In recent years, the city dealt with two major flooding events that required city departments to respond quickly to the needs of its residents. This included responding during the events by implementing preventative measures to mitigate property damage, and after the events to assist with cleanup and damage assessment. Since each event affected several areas of the city, it was difficult to manage and respond to each area efficiently and to see the extent of the damage using traditional methods of data management. By inputting the collected information into the city’s GIS system, each department was able to see the event spatially and get a total perspective of how the flooding was impacting different areas.
The way GIS was used during and after these events varied depending on the department. Examples of the map products produced include road closure maps, standing-water location maps, damage-assessment zone maps, and sandbag placement maps.

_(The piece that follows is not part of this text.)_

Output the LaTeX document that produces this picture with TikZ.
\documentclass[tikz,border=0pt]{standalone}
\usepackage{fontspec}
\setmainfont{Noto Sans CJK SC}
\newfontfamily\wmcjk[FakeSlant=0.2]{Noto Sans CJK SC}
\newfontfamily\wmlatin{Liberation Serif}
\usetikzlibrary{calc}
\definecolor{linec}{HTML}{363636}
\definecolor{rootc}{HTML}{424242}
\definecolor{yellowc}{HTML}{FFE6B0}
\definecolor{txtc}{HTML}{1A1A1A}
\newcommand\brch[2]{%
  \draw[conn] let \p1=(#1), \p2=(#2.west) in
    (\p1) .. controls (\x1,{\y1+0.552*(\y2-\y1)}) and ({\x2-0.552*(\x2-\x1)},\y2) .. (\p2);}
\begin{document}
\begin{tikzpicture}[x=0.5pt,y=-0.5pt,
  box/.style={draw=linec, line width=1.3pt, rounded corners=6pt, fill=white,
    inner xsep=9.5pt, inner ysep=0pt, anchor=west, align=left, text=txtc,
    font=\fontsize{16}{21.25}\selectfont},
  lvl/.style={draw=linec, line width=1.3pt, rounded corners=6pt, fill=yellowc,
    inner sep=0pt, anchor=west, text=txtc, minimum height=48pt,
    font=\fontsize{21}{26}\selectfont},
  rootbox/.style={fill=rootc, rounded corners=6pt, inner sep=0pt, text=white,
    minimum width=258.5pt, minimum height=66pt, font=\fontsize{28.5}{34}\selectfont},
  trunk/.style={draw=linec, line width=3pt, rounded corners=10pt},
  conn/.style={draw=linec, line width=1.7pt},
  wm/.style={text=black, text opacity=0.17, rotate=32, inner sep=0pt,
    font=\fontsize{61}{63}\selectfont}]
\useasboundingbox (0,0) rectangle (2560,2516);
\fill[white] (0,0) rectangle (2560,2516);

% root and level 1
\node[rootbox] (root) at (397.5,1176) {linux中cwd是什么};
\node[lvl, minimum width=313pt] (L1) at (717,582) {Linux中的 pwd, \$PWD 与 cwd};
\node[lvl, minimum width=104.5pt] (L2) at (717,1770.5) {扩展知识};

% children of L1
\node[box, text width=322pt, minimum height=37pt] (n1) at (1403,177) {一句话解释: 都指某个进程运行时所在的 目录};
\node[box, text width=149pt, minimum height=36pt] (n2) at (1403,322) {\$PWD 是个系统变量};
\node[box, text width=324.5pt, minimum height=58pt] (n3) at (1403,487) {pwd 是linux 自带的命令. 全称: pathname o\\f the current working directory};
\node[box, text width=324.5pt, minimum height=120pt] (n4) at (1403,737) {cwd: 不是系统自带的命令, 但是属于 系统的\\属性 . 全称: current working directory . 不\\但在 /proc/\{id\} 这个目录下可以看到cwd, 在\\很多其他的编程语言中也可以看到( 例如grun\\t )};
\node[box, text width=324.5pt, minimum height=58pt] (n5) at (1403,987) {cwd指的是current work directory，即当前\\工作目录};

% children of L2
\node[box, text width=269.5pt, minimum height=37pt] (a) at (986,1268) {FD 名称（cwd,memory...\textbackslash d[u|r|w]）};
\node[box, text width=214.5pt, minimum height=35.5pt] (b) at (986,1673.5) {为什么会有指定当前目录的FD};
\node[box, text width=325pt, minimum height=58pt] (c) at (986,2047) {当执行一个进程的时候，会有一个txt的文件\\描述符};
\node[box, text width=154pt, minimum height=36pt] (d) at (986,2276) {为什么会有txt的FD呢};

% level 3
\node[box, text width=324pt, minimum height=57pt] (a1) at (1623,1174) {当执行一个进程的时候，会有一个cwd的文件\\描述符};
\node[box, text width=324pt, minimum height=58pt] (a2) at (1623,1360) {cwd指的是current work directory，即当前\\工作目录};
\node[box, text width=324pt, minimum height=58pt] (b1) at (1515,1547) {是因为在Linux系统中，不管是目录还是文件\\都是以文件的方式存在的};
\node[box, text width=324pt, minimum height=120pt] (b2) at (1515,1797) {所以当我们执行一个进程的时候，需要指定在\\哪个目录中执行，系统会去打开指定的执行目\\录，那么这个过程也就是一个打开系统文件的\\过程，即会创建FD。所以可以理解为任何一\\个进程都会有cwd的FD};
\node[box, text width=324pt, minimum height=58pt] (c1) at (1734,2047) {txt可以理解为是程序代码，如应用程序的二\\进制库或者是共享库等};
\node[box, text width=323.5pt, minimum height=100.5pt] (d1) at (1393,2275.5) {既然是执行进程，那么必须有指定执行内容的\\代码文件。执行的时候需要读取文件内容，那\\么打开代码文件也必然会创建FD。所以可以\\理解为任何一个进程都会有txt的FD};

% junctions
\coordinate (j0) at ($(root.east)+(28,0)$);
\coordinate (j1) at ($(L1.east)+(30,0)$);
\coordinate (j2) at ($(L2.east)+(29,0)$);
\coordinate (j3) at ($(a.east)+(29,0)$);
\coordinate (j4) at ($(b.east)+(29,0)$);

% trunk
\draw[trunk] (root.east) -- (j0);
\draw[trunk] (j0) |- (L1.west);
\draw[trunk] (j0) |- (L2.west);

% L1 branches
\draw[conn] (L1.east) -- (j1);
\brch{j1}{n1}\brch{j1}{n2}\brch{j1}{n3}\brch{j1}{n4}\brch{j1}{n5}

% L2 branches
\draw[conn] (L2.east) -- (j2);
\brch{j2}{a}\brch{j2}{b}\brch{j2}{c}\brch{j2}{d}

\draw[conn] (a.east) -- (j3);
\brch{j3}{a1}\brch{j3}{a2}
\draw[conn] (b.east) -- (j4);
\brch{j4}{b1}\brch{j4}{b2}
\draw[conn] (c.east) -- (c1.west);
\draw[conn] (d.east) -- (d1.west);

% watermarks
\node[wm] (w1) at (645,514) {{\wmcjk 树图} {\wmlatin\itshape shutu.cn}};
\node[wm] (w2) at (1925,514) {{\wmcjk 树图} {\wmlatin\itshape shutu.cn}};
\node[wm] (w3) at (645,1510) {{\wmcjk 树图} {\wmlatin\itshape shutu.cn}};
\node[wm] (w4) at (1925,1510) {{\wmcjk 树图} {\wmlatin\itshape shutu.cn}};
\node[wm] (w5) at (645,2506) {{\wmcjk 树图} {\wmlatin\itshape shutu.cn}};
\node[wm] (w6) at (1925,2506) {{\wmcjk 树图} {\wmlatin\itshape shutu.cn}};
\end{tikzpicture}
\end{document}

While each map was designed based on a specific department request, they were ultimately used to assist departments with communicating information to each other. Providing the collected data spatially provided a universal language that allowed all city employees to understand the specific event being displayed and where it was impacting the city. However, maps were not the only products that were produced. Another critical function the GIS system served was to provide address lists to building inspectors, public works field crews, and police department officials to convey information regarding damaged and flooded homes and city properties. Collectively, these products provided the city with critical resources to help manage the mitigation and cleanup of each flood event.
In addition, to paper mapping products and address lists, the city also used GIS to perform “on the spot” data review of contours, city structures, roads, and other infrastructure features. This was performed using ESRI’s ArcMap and ArcReader software, which allowed departments to interactively view and analyze GIS data as needed. Being able to view this information electronically, and add information to the system as needed, allowed city users to quickly access vital data that assisted in activities such as flood stage analysis and sandbag placement determination.
Including GIS as part of the city’s emergency management strategy has allowed the city to react quickly to emergency events by improving inter-department communication and the ability to review the impact of the event by spatially analyzing the extent of the damage that occurred. This capability provides the city with a powerful tool for responding to an emergency in a way that maximizes its ability to help its residents.